I’m fine with fragmentation! But when reading your paper, it seems to have quite a bit of focus on not fragmenting, by doing pre-allocation, only extending files smaller than 128MB, saying writes will be sequential (on the media), etc.

If over the long haul your design devolves into fragmented pack files, then I think you lose your expected 5-10x performance advantage over using the file system for pieces:

a) for reads, you still have to read the piece index and read the piece from the pack file.
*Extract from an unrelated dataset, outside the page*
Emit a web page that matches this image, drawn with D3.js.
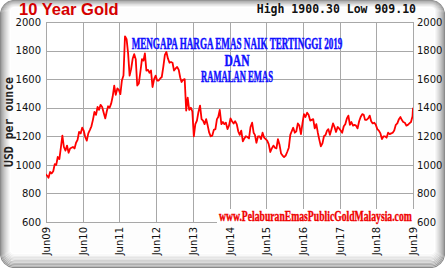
<!DOCTYPE html>
<html>
<head>
<meta charset="utf-8">
<script src="https://cdn.jsdelivr.net/npm/d3@7"></script>
<style>
  html, body { margin: 0; padding: 0; background: #fff; }
  svg { display: block; }
</style>
</head>
<body>
<svg id="chart"></svg>
<script>
const gold2009 = [935, 925, 910, 950, 940, 955, 1005, 1000, 1055, 1040, 1120, 1205, 1125] // from Jun 16
const gold2010 = [1100, 1135, 1085, 1115, 1120, 1125, 1115, 1155, 1175, 1230, 1220, 1260,
  1240, 1195, 1170, 1220, 1245, 1270, 1315, 1370, 1350, 1405, 1385, 1420]
const gold2011 = [1405, 1365, 1325, 1375, 1410, 1400, 1430, 1480, 1555, 1490, 1535, 1525,
  1495, 1590, 1625, 1900, 1880, 1780, 1625, 1670, 1745, 1775, 1740, 1555]
const gold2012 = [1570, 1650, 1740, 1730, 1780, 1660, 1665, 1645, 1660, 1545, 1600, 1625,
  1590, 1590, 1605, 1615, 1690, 1770, 1790, 1745, 1715, 1720, 1715, 1660]
const gold2013 = [1675, 1685, 1665, 1610, 1580, 1595, 1600, 1380, 1470, 1385, 1400, 1375,
  1200, 1285, 1310, 1370, 1415, 1320, 1310, 1285, 1320, 1275, 1225, 1200]
const gold2014 = [1205, 1245, 1250, 1320, 1335, 1385, 1285, 1300, 1285, 1295, 1250, 1275,
  1325, 1305, 1290, 1305, 1285, 1235, 1210, 1240, 1165, 1185, 1200, 1195]
const gold2015 = [1185, 1265, 1295, 1225, 1210, 1155, 1200, 1200, 1180, 1225, 1190, 1180,
  1170, 1145, 1090, 1115, 1135, 1120, 1115, 1180, 1140, 1080, 1065, 1055]
const gold2016 = [1065, 1090, 1120, 1210, 1235, 1260, 1225, 1235, 1290, 1275, 1215, 1290,
  1355, 1335, 1365, 1350, 1310, 1315, 1320, 1255, 1285, 1225, 1175, 1130]
const gold2017 = [1150, 1200, 1210, 1240, 1250, 1210, 1250, 1290, 1265, 1230, 1265, 1255,
  1240, 1225, 1270, 1285, 1325, 1345, 1280, 1300, 1275, 1280, 1275, 1255]
const gold2018 = [1305, 1335, 1355, 1350, 1315, 1315, 1325, 1345, 1305, 1290, 1295, 1280,
  1250, 1240, 1220, 1180, 1200, 1200, 1190, 1225, 1215, 1220, 1225, 1240]
const gold2019 = [1280, 1290, 1320, 1335, 1315, 1300, 1295, 1275, 1280, 1290, 1300, 1340] // to Jun 16
const lastClose = ['2019-06-21', 1400]

const yTicks = [600, 800, 1000, 1200, 1400, 1600, 1800, 2000]
const xTickLabels = ['Jun09', 'Jun10', 'Jun11', 'Jun12', 'Jun13', 'Jun14',
  'Jun15', 'Jun16', 'Jun17', 'Jun18', 'Jun19']

const title = '10 Year Gold'
const highLow = 'High 1900.30 Low 909.10'
const yTitle = 'USD per ounce'
const headline = ['MENGAPA HARGA EMAS NAIK TERTINGGI 2019', 'DAN', 'RAMALAN EMAS']
const siteUrl = 'www.PelaburanEmasPublicGoldMalaysia.com'

// layout
let width = 445
let height = 268
let margin = { top: 22, right: 32, bottom: 46, left: 46 }
let plotW = width - margin.left - margin.right
let plotH = height - margin.top - margin.bottom

// build dated series (1st and 16th of each month)
let series = []
function addYear(year, startMonth, startHalf, values) {
  values.forEach((v, i) => {
    let k = startHalf + i
    let month = startMonth + Math.floor(k / 2)
    let day = k % 2 ? 16 : 1
    series.push({ date: new Date(year, month, day), value: v })
  })
}
addYear(2009, 5, 1, gold2009)
addYear(2010, 0, 0, gold2010)
addYear(2011, 0, 0, gold2011)
addYear(2012, 0, 0, gold2012)
addYear(2013, 0, 0, gold2013)
addYear(2014, 0, 0, gold2014)
addYear(2015, 0, 0, gold2015)
addYear(2016, 0, 0, gold2016)
addYear(2017, 0, 0, gold2017)
addYear(2018, 0, 0, gold2018)
addYear(2019, 0, 0, gold2019)
series.push({ date: new Date(lastClose[0] + 'T00:00'), value: lastClose[1] })

let xTickDates = xTickLabels.map(s => new Date(2000 + +s.slice(3), 5, 21))

let x = d3.scaleTime()
  .domain([xTickDates[0], xTickDates[xTickDates.length - 1]])
  .range([0, plotW])

let y = d3.scaleLinear()
  .domain([600, 2000])
  .range([plotH, 0])

let svg = d3.select('#chart').attr('width', width).attr('height', height)

// bevelled rounded frame
let shades = d3.interpolateRgb('#8a8a8a', '#ffffff')
svg.append('rect').attr('width', width).attr('height', height).attr('fill', '#fff')
for (let i = 0; i < 11; i++) {
  svg.append('rect')
    .attr('x', i + 0.5)
    .attr('y', i * 0.7 + 0.5)
    .attr('width', width - 2 * i - 1)
    .attr('height', height - i * 0.7 - i * 1.4 - 1)
    .attr('rx', Math.max(14 - i, 3))
    .attr('fill', i === 10 ? '#fdfdfd' : 'none')
    .attr('stroke', shades(Math.pow(i / 10, 0.7)))
    .attr('stroke-width', 1.2)
}

let g = svg.append('g').attr('transform', `translate(${margin.left},${margin.top})`)

g.append('rect')
  .attr('width', plotW)
  .attr('height', plotH)
  .attr('fill', '#fff')

// grid
g.append('g')
  .selectAll('line')
  .data(yTicks)
  .join('line')
  .attr('x1', 0)
  .attr('x2', plotW)
  .attr('y1', d => Math.round(y(d)) + 0.5)
  .attr('y2', d => Math.round(y(d)) + 0.5)
  .attr('stroke', '#a8a8a8')
  .attr('stroke-width', 1)

g.append('g')
  .selectAll('line')
  .data(xTickDates)
  .join('line')
  .attr('x1', d => Math.round(x(d)) + 0.5)
  .attr('x2', d => Math.round(x(d)) + 0.5)
  .attr('y1', 0)
  .attr('y2', plotH)
  .attr('stroke', '#a8a8a8')
  .attr('stroke-width', 1)

// axes text
let leftAxis = d3.axisLeft(y).tickValues(yTicks).tickFormat(d3.format('d')).tickSize(0).tickPadding(5)
let rightAxis = d3.axisRight(y).tickValues(yTicks).tickFormat(d3.format('d')).tickSize(0).tickPadding(4)
g.append('g').call(leftAxis).call(a => a.select('.domain').remove())
g.append('g').attr('transform', `translate(${plotW},0)`).call(rightAxis)
  .call(a => a.select('.domain').remove())
g.selectAll('.tick text')
  .attr('font-family', 'DejaVu Sans, Verdana, sans-serif')
  .attr('font-size', 10)
  .attr('fill', '#111')

let bottomAxis = d3.axisBottom(x)
  .tickValues(xTickDates)
  .tickFormat((d, i) => xTickLabels[i])
  .tickSize(0)
g.append('g')
  .attr('transform', `translate(0,${plotH})`)
  .call(bottomAxis)
  .call(a => a.select('.domain').remove())
  .selectAll('text')
  .attr('font-family', 'DejaVu Sans, Verdana, sans-serif')
  .attr('font-size', 10)
  .attr('fill', '#111')
  .attr('text-anchor', 'end')
  .attr('transform', 'rotate(-90)')
  .attr('x', -5)
  .attr('y', 0)
  .attr('dy', '0.35em')

// price line
g.append('clipPath').attr('id', 'plot-clip')
  .append('rect').attr('width', plotW).attr('height', plotH)

g.append('path')
  .datum(series)
  .attr('clip-path', 'url(#plot-clip)')
  .attr('fill', 'none')
  .attr('stroke', '#ff0000')
  .attr('stroke-width', 1.8)
  .attr('stroke-linejoin', 'round')
  .attr('d', d3.line().x(d => x(d.date)).y(d => y(d.value)))

// squeeze a bold serif text horizontally to a given width (condensed look)
function condensed(sel, cx, baseline, targetW, size, color, anchor) {
  let t = sel.append('text')
    .attr('font-family', 'Liberation Serif, Times New Roman, serif')
    .attr('font-weight', 'bold')
    .attr('font-size', size)
    .attr('text-anchor', anchor)
    .attr('fill', color)
    .attr('stroke', color)
    .attr('stroke-width', 0.5)
  return t
}
function squeeze(t, px, py, targetW) {
  let natural = t.node().getComputedTextLength()
  t.attr('transform', `translate(${px},${py}) scale(${targetW / natural},1)`)
}

// headline in blue
let headY = [49, 66, 82]
let headW = [211, 25, 72]
headline.forEach((line, i) => {
  let t = condensed(g, 0, 0, headW[i], 16, '#1010ff', 'middle').text(line)
  squeeze(t, 237 - margin.left, headY[i] - margin.top, headW[i])
})

// website, on a white strip
g.append('rect')
  .attr('x', 217 - margin.left)
  .attr('y', 209 - margin.top)
  .attr('width', 197)
  .attr('height', 15)
  .attr('fill', '#fff')
let url = condensed(g, 0, 0, 193, 14.5, '#f00000', 'start').attr('stroke-width', 0.4).text(siteUrl)
squeeze(url, 219 - margin.left, 221 - margin.top, 193)

// titles
svg.append('text')
  .attr('x', 19)
  .attr('y', 15)
  .attr('font-family', 'Liberation Sans, Arial, sans-serif')
  .attr('font-weight', 'bold')
  .attr('font-size', 16.5)
  .attr('fill', '#d40000')
  .text(title)

svg.append('text')
  .attr('x', 416)
  .attr('y', 13)
  .attr('text-anchor', 'end')
  .attr('font-family', 'DejaVu Sans Mono, monospace')
  .attr('font-weight', 'bold')
  .attr('font-size', 11.5)
  .attr('fill', '#111')
  .text(highLow)

svg.append('text')
  .attr('transform', `translate(13,${margin.top + plotH / 2}) rotate(-90)`)
  .attr('text-anchor', 'middle')
  .attr('font-family', 'DejaVu Sans Mono, monospace')
  .attr('font-weight', 'bold')
  .attr('font-size', 11.5)
  .attr('fill', '#222')
  .text(yTitle)
</script>
</body>
</html>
This may save you one seek because your directory and inode data are combined, but the OS is more likely IMO to keep designated directory and inode buffers cached vs piece index buffers, so it’s not clear without simulations which will fare better.

Pieces do not become fragmented over time in your design, but the same is true if pieces are stored as individual files. (As an aside, I just realized that if pieces are today stored as individual files, there already is an average of 2K wasted per piece, so padding pieces to 4K for DIO with your design is equivalent.)

b) for writes, things start out nice and sequential (on media), but eventually it appears pack files will become fragmented anyway.

Here’s an outlandish idea: have you considered having one pre-allocated file with all the piece data and managing free space within it yourself? If you use O_DIO, you can read and write pieces directly, avoiding the buffer cache and RMW. You’d have to maintain a free space bit map, where each bit represents 4K.

When deciding where to start writing pieces, find the biggest hole and start there. When it’s full, repeat. Since piece I/O doesn’t have any locality of reference, it doesn’t matter where you write pieces: it’s always going to take a random read to get them.

This would also let you do incremental compacting. You could move pieces one-at-a-time or move large blocks of pieces. You’d have a lot of flexibility on the implementation of this, allowing to optimize over a wide range of throughput or latency.